Mutu System + Thinking Slimmer – Week 6

Ok so week 6 is late, again, I’m getting good at doing this aren’t I?! In my defence my heads are very much in the books at the moment. I have 20 days to a psychology exam and feel I’m starting a total fresh on some of the information I need to remember so I’m revising every spare moment I get! However the nice part has been exercise is a ‘break’ from revision so I get to do an hour or so revising and than I have a break and do my Mutu workout, go for a run, hula hoop or play with kettlebells. Some of my fellow students find it nuts that exercise is my break but it really is for me! I enjoy exercising and I never thought I’d see the day I said that.

Weight wise I saw another lb drop off this week, which is strange again because I haven’t done anything differently that I haven’t been doing for the past 6 weeks anyway.

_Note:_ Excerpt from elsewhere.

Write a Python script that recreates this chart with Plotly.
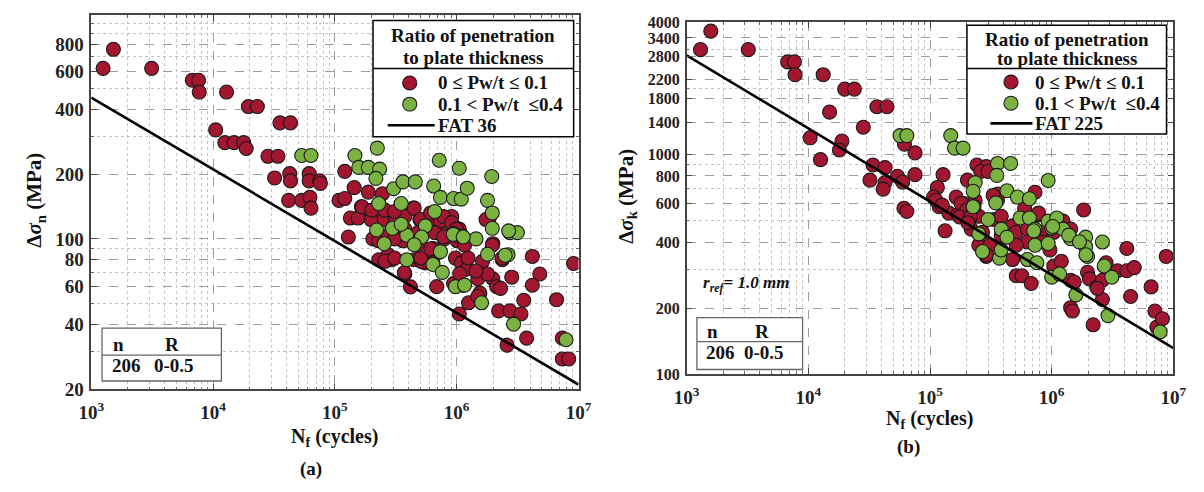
import math
import plotly.graph_objects as go

# ---------------- data ----------------
# panel (a): nominal stress range vs cycles
a_red_N = [1.25e3, 1.52e3, 3.13e3, 6.75e3, 7.6e3, 7.7e3, 1.29e4, 1.95e4, 2.31e4, 1.05e4,
           1.25e4, 1.49e4, 1.78e4, 1.87e4, 3.54e4, 4.32e4, 2.82e4, 3.41e4, 3.2e4, 4.26e4,
           4.32e4, 6.15e4, 6.15e4, 7.5e4, 7.6e4, 4.17e4, 5.34e4, 6.24e4, 6.37e4, 1.205e5,
           1.08e5, 1.205e5, 1.34e5, 1.29e5, 1.44e5, 1.88e5, 2.45e5, 1.65e5, 1.85e6, 1.98e6,
           3.37e5, 4.42e5, 2.73e5, 2.05e5, 1.72e5, 1.98e5, 1.55e5, 2.54e5, 2.93e5, 3.14e5,
           3.75e5, 4.98e5, 5.94e5, 7.35e5, 9.1e5, 9.42e5, 1.05e6, 7.62e5, 6.61e5, 4.81e5,
           3.75e5, 2.05e5, 2.29e5, 2.73e5, 3.62e5, 7.89e5, 1.01e6, 2.29e5, 2.93e5, 3.75e5,
           4.17e5, 5.53e5, 6.38e5, 6.85e5, 6.38e5, 9.77e5, 1.09e6, 1.21e6, 9.42e5, 1.12e6,
           1.25e6, 1.49e6, 1.55e6, 1.05e6, 1.98e6, 2.13e6, 2.29e6, 2.37e6, 2.83e6, 2.21e6,
           2.73e6, 3.37e6, 3.55e6, 4.18e6, 4.81e6, 4.18e6, 2.59e6, 3.75e6, 6.6e6, 7.36e6,
           7.36e6, 8.3e6, 9.1e6, 4.48e5, 5.15e5, 1.06e6, 1.49e6, 1.67e5, 2.01e5, 2.57e5,
           3.09e5, 4.48e5, 5.06e5, 6.1e5, 7.8e5, 9.08e5, 9.96e5, 1.16e6, 1.24e6, 1.63e6,
           1.79e6, 1.44e6, 1.96e6, 1.74e6, 2.36e6, 9.96e5, 2.73e5, 2.57e5, 3.09e5, 3.72e5,
           5.06e5, 6.1e5, 7.8e5, 4.75e5, 3.09e5]
a_red_S = [620, 760, 620, 546, 546, 481, 481, 412, 412, 321,
           280, 280, 280, 263, 346, 346, 242, 242, 192, 201,
           186, 201, 186, 186, 181, 151, 151, 156, 139, 206,
           151, 154, 125, 102, 173, 165, 162, 141, 125, 95,
           136, 139, 132, 132, 132, 123, 125, 123, 111, 123,
           127, 123, 119, 121, 127, 115, 111, 105, 107, 107,
           111, 100, 98, 102, 98, 100, 98, 80, 80, 68.7,
           59.9, 77.4, 77.4, 60, 90.3, 81.5, 77.4, 72.3, 62, 60.9,
           50.5, 65.3, 56, 44.8, 65.3, 60, 58.9, 80, 66.4, 46.3,
           46.3, 44.8, 51.9, 82.9, 68.7, 60.9, 32.1, 34.6, 52.2, 34.6,
           27.7, 27.7, 76.9, 80, 78.5, 69, 54, 141, 136, 136,
           134, 139, 123, 132, 127, 119, 104, 93.5, 81.5, 78.7,
           68.7, 71, 93.5, 123, 81.5, 111, 84.3, 78.7, 81.5, 69.8,
           81.5, 90, 102, 93.5, 100]
a_green_N = [5.34e4, 6.37e4, 1.46e5, 2.23e5, 1.57e5, 1.88e5, 2.33e5, 2.17e5, 7.19e5, 1.05e6,
             1.94e6, 3.03e5, 3.62e5, 4.57e5, 6.47e5, 7.35e5, 9.42e5, 1.09e6, 1.22e6, 1.79e6,
             1.96e6, 1.96e6, 2.73e6, 3.15e6, 2.29e5, 3.5e5, 6.61e5, 5.53e5, 2.2e5, 2.97e5,
             3.89e5, 5.15e5, 9.42e5, 1.11e6, 1.44e6, 2.54e5, 4.48e5, 3.89e5, 6.38e5, 7.35e5,
             7.62e5, 9.77e5, 1.6e6, 1.79e6, 2.64e6, 2.93e6, 7.9e6, 1.16e6, 3.5e5, 9.38e5,
             1.13e6, 2.5e6, 2.67e6]
a_green_S = [244, 244, 244, 264, 215, 215, 211, 191, 232, 213,
             195, 171, 184, 184, 176, 156, 154, 153, 172, 151,
             132, 112, 107, 107, 146, 146, 134, 115, 110, 112,
             104, 102, 106, 103, 100, 95, 94, 80, 76.1, 87.3,
             69.9, 60, 50.5, 84.9, 84.4, 40.2, 34, 61, 117, 105,
             102, 84, 109]

# panel (b): notch stress range vs cycles
b_red_N = [1.3e3, 1.58e3, 3.21e3, 6.76e3, 7.68e3, 7.78e3, 1.325e4, 1.99e4, 2.39e4, 1.495e4,
           3.66e4, 4.43e4, 2.83e4, 1.035e4, 1.89e4, 1.8e4, 1.26e4, 3.4e4, 4.27e4, 3.21e4,
           4.27e4, 4.12e4, 5.4e4, 5.96e4, 6.17e4, 7.53e4, 7.53e4, 6.1e4, 6.45e4, 1.28e5,
           1.15e5, 1.07e5, 1.19e5, 1.33e5, 1.43e5, 2.43e5, 2.9e5, 2.61e5, 3.0e5, 2.03e5,
           7.29e5, 1.83e6, 4.14e6, 1.64e5, 1.9e5, 1.7e5, 2.11e5, 2.35e5, 2.52e5, 2.18e5,
           2.7e5, 3.34e5, 3.59e5, 3.85e5, 4.77e5, 5.11e5, 6.32e5, 7.81e5, 8.09e5, 1.04e6,
           1.24e6, 1.43e6, 6.32e5, 5.11e5, 2.52e5, 2.9e5, 3.11e5, 4.77e5, 5.11e5, 5.69e5,
           6.79e5, 8.4e5, 9.68e5, 1.04e6, 1.2e6, 1.43e6, 1.53e6, 1.43e6, 1.48e6, 1.97e6,
           2.04e6, 2.35e6, 2.61e6, 2.61e6, 2.8e6, 3.47e6, 4.14e6, 4.77e6, 4.45e6, 2.19e6,
           6.56e6, 7.05e6, 7.31e6, 8.13e6, 8.73e6, 3.85e5, 3.61e5, 3.3e5, 5.99e5, 7.8e5,
           1.8e5, 2.0e5, 2.3e5, 1.75e5, 2.15e5, 2.05e5, 1.12e5, 1.26e5, 2.91e5, 2.37e6]
b_red_S = [3006, 3650, 3006, 2644, 2644, 2312, 2312, 1988, 1988, 1561,
           1652, 1652, 1333, 1193, 1153, 1050, 949, 897, 873, 766,
           746, 697, 797, 750, 1115, 1019, 811, 570, 551, 811,
           709, 641, 579, 450, 542, 897, 882, 838, 838, 766,
           674, 560, 374, 641, 599, 533, 542, 620, 524, 458,
           443, 507, 620, 524, 474, 443, 458, 533, 443, 443,
           498, 458, 400, 387, 387, 344, 387, 333, 281, 281,
           259, 400, 368, 311, 327, 268, 263, 201, 194, 291,
           272, 250, 219, 268, 322, 296, 296, 306, 226, 168,
           250, 194, 164, 179, 344, 429, 662, 652, 570, 542,
           600, 560, 580, 520, 520, 490, 620, 589, 350, 246]
b_green_N = [5.67e4, 6.45e4, 1.48e5, 1.59e5, 1.87e5, 3.59e5, 4.6e5, 3.54e5, 9.35e5, 2.35e5,
             2.26e5, 4.29e5, 5.23e5, 6.56e5, 3.47e5, 2.26e5, 3.0e5, 3.85e5, 5.5e5, 6.56e5,
             9.35e5, 1.1e6, 1.0e6, 1.24e6, 7.29e5, 4.29e5, 1.43e6, 1.9e6, 2.61e6, 2.52e5,
             7.29e5, 2.7e5, 3.72e5, 6.32e5, 7.55e5, 9.35e5, 1.0e6, 1.16e6, 1.58e6, 1.9e6,
             1.97e6, 2.7e6, 3.12e6, 2.9e6, 7.78e6, 1.38e6, 3.84e5, 1.69e6, 1.02e6, 7.12e5,
             1.91e6]
b_green_S = [1221, 1221, 1221, 1071, 1071, 912, 912, 805, 763, 746,
             681, 685, 641, 630, 603, 579, 507, 458, 515, 515,
             498, 515, 463, 458, 458, 421, 414, 421, 400, 436,
             387, 362, 338, 333, 322, 394, 277, 286, 230, 381,
             344, 311, 277, 185, 156, 430, 368, 401, 471, 450,
             350]

# design (FAT) curves, slope m = 3, reference 2e6 cycles
FAT_a = 36
FAT_b = 225
FAT_N = [1e3, 1e7]

x_ticks = [1e3, 1e4, 1e5, 1e6, 1e7]
x_ticktext = ["10<sup>3</sup>", "10<sup>4</sup>", "10<sup>5</sup>", "10<sup>6</sup>", "10<sup>7</sup>"]
a_yticks = [20, 40, 60, 80, 100, 200, 400, 600, 800]
a_yminor = [30, 50, 70, 90, 300, 500, 700, 900, 1000]
b_yticks = [100, 200, 400, 600, 800, 1000, 1400, 1800, 2200, 2800, 3400, 4000]
b_yminor = [300, 500, 700, 900, 2000, 3000]

legend_labels = ["0 \u2264 Pw/t \u2264 0.1", "0.1 < Pw/t  \u22640.4"]

# ---------------- styling ----------------
W, H = 1204, 492
SERIF = "Liberation Serif, Times New Roman, serif"
RED = "#A3162F"
GREEN = "#7BB342"
INK = "#111111"


def fx(p):
    return p / W


def fy(p):
    return 1 - p / H


x_minor = [k * 10 ** d for d in range(3, 7) for k in range(2, 10)]

fig = go.Figure()


def fat_curve(fat):
    return [fat * (2e6 / n) ** (1 / 3) for n in FAT_N]


def add_panel(xa, ya, rN, rS, gN, gS, fat):
    mk = dict(size=14, line=dict(color="#1a1a1a", width=1.1))
    fig.add_trace(go.Scatter(x=rN, y=rS, mode="markers", xaxis=xa, yaxis=ya,
                             marker=dict(color=RED, **mk), showlegend=False))
    fig.add_trace(go.Scatter(x=gN, y=gS, mode="markers", xaxis=xa, yaxis=ya,
                             marker=dict(color=GREEN, **mk), showlegend=False))
    fig.add_trace(go.Scatter(x=FAT_N, y=fat_curve(fat), mode="lines", xaxis=xa, yaxis=ya,
                             line=dict(color="black", width=2.6), showlegend=False))


add_panel("x", "y", a_red_N, a_red_S, a_green_N, a_green_S, FAT_a)
add_panel("x2", "y2", b_red_N, b_red_S, b_green_N, b_green_S, FAT_b)


def ax_common(minor_vals, fsize, standoff=0):
    return dict(type="log", showline=True, linecolor="#444", linewidth=1.6, mirror="ticks",
                ticks="inside", ticklen=6, tickcolor="#444", tickwidth=1,
                showgrid=True, gridcolor="#9c9c9c", griddash="dash", gridwidth=1,
                zeroline=False, ticklabelstandoff=standoff,
                tickfont=dict(family=SERIF, size=fsize, color="#222", weight="bold"),
                minor=dict(tickmode="array", tickvals=minor_vals, ticks="inside", ticklen=3,
                           tickcolor="#666", showgrid=True, gridcolor="#c4c4c4",
                           griddash="dot", gridwidth=1))


fig.update_layout(
    width=W, height=H, margin=dict(l=0, r=0, t=0, b=0),
    paper_bgcolor="white", plot_bgcolor="white", showlegend=False,
    xaxis=dict(domain=[fx(80), fx(578)], range=[3, 7], anchor="y",
               tickmode="array", tickvals=x_ticks, ticktext=x_ticktext,
               **ax_common(x_minor, 19, 5)),
    yaxis=dict(domain=[fy(396.7), fy(7)], range=[math.log10(20), math.log10(1100)], anchor="x",
               tickmode="array", tickvals=a_yticks, ticktext=[str(v) for v in a_yticks],
               **ax_common(a_yminor, 19, 2)),
    xaxis2=dict(domain=[fx(688.5), fx(1186)], range=[3, 7], anchor="y2",
                tickmode="array", tickvals=x_ticks, ticktext=x_ticktext,
                **ax_common(x_minor, 19, 5)),
    yaxis2=dict(domain=[fy(381), fy(15)], range=[2, math.log10(4000)], anchor="x2",
                tickmode="array", tickvals=b_yticks, ticktext=[str(v) for v in b_yticks],
                **ax_common(b_yminor, 16, 2)),
)

shapes = []
annots = []


def text(t, x, y, size=19, xanchor="center", angle=0, italic=False):
    annots.append(dict(text=t, x=fx(x), y=fy(y), xref="paper", yref="paper",
                       xanchor=xanchor, yanchor="middle", showarrow=False, textangle=angle,
                       font=dict(family=SERIF, size=size, color=INK, weight="bold",
                                 style="italic" if italic else "normal")))


def rect(x0, y0, x1, y1, color="black", width=1.5):
    shapes.append(dict(type="rect", xref="paper", yref="paper", x0=fx(x0), x1=fx(x1),
                       y0=fy(y1), y1=fy(y0), line=dict(color=color, width=width),
                       fillcolor="white", layer="above"))


def hline(x0, x1, y, color="black", width=1.5):
    shapes.append(dict(type="line", xref="paper", yref="paper", x0=fx(x0), x1=fx(x1),
                       y0=fy(y), y1=fy(y), line=dict(color=color, width=width), layer="above"))


def dot(cx, cy, color, r=7.2):
    shapes.append(dict(type="circle", xref="paper", yref="paper", x0=fx(cx - r), x1=fx(cx + r),
                       y0=fy(cy + r), y1=fy(cy - r), fillcolor=color,
                       line=dict(color="#1a1a1a", width=1.1), layer="above"))


def legend_box(x0, x1, y0, y1, ysep, yt1, yt2, ye, xm, xt, xl0, xl1, fat_label):
    rect(x0, y0, x1, y1)
    hline(x0, x1, ysep)
    xc = (x0 + x1) / 2
    text("Ratio of penetration", xc, yt1, 19)
    text("to plate thickness", xc, yt2, 19)
    dot(xm, ye[0], RED)
    dot(xm, ye[1], GREEN)
    text(legend_labels[0], xt, ye[0], 19, "left")
    text(legend_labels[1], xt, ye[1], 19, "left")
    hline(xl0, xl1, ye[2], "black", 2.6)
    text(fat_label, xl1 + 1, ye[2], 19, "left")


legend_box(368, 573, 13, 134, 63, 29, 51, [78, 100, 122], 405.5, 432, 383, 431, "FAT 36")
legend_box(975, 1179, 18, 131, 63, 33, 53, [77, 99, 120], 1020, 1043, 999, 1042, "FAT 225")


def table(x0, x1, y0, y1, ysep, xn, xr, yh, yv):
    rect(x0, y0, x1, y1, "#666", 1.3)
    hline(x0, x1, ysep, "#666", 1.3)
    text("n", xn, yh, 19, "left")
    text("R", xr, yh, 19, "left")
    text("206", xn - 1, yv, 19, "left")
    text("0-0.5", xr - 11, yv, 19, "left")


table(91, 213, 333, 388, 361, 100, 153, 350, 372)
table(699, 807, 322, 376, 347, 707, 756, 337, 358)

text("<i>r</i><sub><i>ref</i></sub><i>= 1.0 mm</i>", 703, 287, 17, "left", italic=True)

# axis titles and panel labels
text("\u0394<i>\u03c3</i><sub>n</sub> (MPa)", 23, 200, 21, angle=-90)
text("\u0394<i>\u03c3</i><sub>k</sub> (MPa)", 628, 196, 21, angle=-90)
text("N<sub>f</sub> (cycles)", 329, 447, 20)
text("N<sub>f</sub> (cycles)", 937, 428, 20)
text("(a)", 305, 479, 19)
text("(b)", 915, 457, 19)

fig.update_layout(shapes=shapes, annotations=annots)

fig.write_html("out.html", config={"displayModeBar": False},
               post_script="document.body.style.margin='0px';")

And the biggest thing. I have been able to put on 3 different pairs of size 12 trousers and THEY FIT! I can’t quite believe it and I’m not sure I’ll go trying on 12s in shops yet because I still can’t quite believe it. Like really can’t believe it. I’ve never been a 12. EVER! It feels really weird. I pulled them up thinking theres no way they are going to do up…. and they did! I was gobsmacked. Its a very strange feeling.

My relationship with my body is still love/hate. Today I got up and looked at my reflection and really liked it. But yesterday I hated it and couldnt stand what I saw, felt I was worthless and not worthy of anyone being attracted to me. Its a frustrating mind game sometimes.

Im still enjoying the Mutu workouts. I especially love the Mutu Core as I can fit it into my day so easily. I managed all my intensive workouts this week too although it took some juggling and a couple got split into two during revision but at least I did them.

I’m still listening to my slimpods daily and making notes of my daily positive changes. But I’ll have to change my goals now! One of my goals has been to fit into size 12 trousers…. and I’m there now …. I can’t ever imagine fitting into a 10. But maybe I should make that a goal. I don’t know. Thoughts?